*Source data*.
——

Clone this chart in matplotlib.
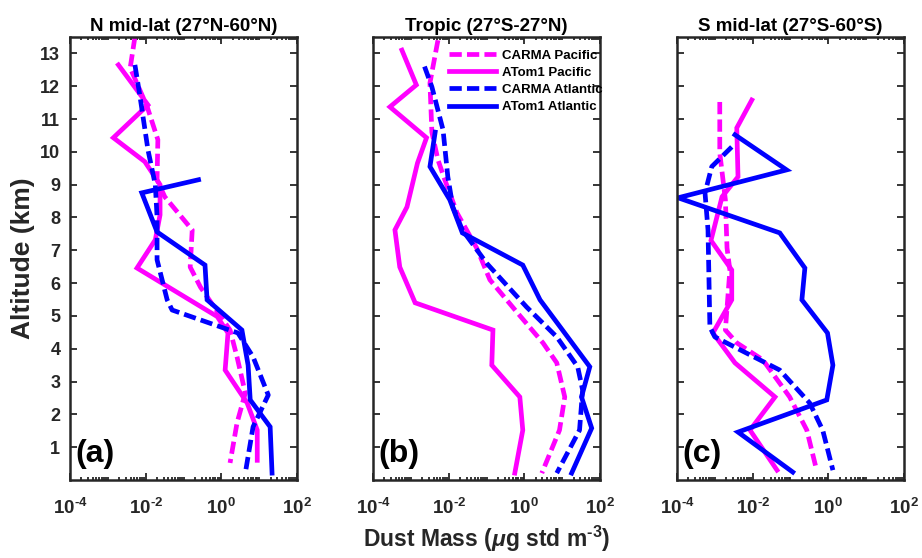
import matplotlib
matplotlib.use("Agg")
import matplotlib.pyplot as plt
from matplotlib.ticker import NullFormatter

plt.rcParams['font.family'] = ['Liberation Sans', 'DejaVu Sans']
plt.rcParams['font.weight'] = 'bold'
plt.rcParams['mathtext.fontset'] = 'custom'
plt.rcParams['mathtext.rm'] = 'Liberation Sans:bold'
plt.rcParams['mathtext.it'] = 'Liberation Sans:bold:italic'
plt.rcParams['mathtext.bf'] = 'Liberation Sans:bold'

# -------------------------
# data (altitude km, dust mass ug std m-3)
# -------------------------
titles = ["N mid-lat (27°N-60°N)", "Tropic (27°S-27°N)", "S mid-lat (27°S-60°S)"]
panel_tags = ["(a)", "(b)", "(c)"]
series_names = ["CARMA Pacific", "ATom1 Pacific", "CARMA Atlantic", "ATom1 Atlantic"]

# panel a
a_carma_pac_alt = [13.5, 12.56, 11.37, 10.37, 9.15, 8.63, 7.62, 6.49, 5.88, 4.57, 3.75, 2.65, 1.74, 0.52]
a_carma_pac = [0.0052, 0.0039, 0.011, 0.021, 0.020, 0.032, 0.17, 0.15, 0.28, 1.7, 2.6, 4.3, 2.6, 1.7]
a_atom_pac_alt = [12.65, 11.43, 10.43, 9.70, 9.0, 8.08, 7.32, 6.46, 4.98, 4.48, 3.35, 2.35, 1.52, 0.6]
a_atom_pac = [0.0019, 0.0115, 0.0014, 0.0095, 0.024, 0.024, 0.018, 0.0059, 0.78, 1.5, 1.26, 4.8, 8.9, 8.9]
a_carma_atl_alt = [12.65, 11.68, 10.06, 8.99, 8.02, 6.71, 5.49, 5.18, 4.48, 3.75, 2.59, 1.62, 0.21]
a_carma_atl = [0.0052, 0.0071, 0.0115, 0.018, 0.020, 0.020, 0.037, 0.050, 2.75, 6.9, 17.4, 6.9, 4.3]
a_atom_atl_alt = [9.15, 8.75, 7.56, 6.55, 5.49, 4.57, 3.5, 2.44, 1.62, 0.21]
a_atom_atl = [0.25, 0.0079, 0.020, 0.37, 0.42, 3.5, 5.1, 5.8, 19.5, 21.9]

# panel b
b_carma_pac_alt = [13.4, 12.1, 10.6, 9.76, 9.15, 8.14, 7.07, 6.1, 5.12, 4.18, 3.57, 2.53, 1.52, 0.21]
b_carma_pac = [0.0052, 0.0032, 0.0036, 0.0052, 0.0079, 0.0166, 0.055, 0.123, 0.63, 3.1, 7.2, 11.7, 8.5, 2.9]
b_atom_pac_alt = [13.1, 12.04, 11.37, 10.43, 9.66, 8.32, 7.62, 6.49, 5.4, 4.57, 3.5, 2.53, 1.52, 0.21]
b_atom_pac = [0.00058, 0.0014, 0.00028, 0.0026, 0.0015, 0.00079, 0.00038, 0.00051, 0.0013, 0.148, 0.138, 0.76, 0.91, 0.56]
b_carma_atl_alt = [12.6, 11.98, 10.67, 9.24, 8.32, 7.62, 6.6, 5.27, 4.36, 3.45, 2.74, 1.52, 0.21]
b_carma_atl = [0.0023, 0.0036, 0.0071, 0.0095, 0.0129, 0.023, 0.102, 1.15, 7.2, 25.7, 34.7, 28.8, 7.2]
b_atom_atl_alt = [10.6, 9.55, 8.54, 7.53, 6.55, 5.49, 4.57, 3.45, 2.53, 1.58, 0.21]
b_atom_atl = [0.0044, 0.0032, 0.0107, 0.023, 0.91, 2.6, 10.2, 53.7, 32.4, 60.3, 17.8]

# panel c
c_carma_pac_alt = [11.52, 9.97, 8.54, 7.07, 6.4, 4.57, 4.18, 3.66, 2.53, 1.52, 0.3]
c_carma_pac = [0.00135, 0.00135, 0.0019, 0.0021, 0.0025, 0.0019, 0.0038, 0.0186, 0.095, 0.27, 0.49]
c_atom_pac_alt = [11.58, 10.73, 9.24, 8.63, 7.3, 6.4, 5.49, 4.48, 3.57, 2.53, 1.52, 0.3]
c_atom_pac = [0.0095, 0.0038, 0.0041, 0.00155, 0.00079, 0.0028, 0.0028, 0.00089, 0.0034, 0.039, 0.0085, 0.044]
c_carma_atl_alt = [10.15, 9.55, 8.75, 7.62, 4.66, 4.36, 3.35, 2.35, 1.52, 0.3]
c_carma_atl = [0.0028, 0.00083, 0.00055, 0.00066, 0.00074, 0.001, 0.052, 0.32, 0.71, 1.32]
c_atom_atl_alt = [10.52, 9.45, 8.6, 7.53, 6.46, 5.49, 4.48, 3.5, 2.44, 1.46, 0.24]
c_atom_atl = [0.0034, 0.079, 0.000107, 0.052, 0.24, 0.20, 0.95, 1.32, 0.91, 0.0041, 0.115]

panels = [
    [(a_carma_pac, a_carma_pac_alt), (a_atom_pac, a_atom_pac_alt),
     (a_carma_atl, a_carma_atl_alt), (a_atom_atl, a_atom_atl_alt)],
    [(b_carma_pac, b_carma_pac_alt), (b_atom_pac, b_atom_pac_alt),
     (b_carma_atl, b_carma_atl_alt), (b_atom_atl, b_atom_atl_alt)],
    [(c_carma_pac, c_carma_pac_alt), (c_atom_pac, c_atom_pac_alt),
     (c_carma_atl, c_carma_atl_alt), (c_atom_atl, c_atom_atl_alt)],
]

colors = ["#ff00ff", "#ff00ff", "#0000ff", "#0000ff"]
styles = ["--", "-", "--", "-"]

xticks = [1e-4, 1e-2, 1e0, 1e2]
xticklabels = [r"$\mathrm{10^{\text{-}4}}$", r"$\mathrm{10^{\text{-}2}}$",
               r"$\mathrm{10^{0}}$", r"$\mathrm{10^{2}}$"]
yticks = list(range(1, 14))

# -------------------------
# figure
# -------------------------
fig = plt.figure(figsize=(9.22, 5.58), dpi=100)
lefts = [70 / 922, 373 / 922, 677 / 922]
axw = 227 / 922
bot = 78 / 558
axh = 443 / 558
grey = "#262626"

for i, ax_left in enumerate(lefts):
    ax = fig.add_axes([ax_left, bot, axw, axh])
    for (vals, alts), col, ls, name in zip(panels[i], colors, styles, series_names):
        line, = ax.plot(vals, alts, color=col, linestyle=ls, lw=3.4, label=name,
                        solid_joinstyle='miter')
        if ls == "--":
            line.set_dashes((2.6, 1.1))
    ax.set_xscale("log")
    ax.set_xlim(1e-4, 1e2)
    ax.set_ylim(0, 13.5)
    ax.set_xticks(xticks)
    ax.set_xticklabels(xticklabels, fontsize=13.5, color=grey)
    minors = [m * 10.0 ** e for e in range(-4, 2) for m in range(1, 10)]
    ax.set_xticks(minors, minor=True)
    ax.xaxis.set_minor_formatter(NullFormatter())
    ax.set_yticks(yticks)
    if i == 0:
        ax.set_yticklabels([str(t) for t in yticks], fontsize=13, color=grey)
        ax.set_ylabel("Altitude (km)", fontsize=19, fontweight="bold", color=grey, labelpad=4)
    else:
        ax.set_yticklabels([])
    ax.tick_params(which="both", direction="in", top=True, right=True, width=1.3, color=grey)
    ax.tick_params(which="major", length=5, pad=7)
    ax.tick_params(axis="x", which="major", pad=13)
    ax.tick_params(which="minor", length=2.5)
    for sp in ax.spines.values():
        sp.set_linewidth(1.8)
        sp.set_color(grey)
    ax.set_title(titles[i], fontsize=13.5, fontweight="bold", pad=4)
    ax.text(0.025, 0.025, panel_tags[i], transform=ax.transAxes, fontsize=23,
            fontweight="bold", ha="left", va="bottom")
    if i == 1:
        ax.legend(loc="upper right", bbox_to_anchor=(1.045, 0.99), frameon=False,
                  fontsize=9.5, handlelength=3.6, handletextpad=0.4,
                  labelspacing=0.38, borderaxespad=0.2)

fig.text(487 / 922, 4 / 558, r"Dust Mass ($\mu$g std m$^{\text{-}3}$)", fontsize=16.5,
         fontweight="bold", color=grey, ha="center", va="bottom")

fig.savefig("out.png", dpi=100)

——

*Task description*.
Repeat the lines above, starting at the first and stopping after the line that holds "plt.rcParams['mathtext.bf'] = 'Liberation", with the pictures left out.

*Answer*.
Clone this chart in matplotlib.
import matplotlib
matplotlib.use("Agg")
import matplotlib.pyplot as plt
from matplotlib.ticker import NullFormatter

plt.rcParams['font.family'] = ['Liberation Sans', 'DejaVu Sans']
plt.rcParams['font.weight'] = 'bold'
plt.rcParams['mathtext.fontset'] = 'custom'
plt.rcParams['mathtext.rm'] = 'Liberation Sans:bold'
plt.rcParams['mathtext.it'] = 'Liberation Sans:bold:italic'
plt.rcParams['mathtext.bf'] = 'Liberation Sans:bold'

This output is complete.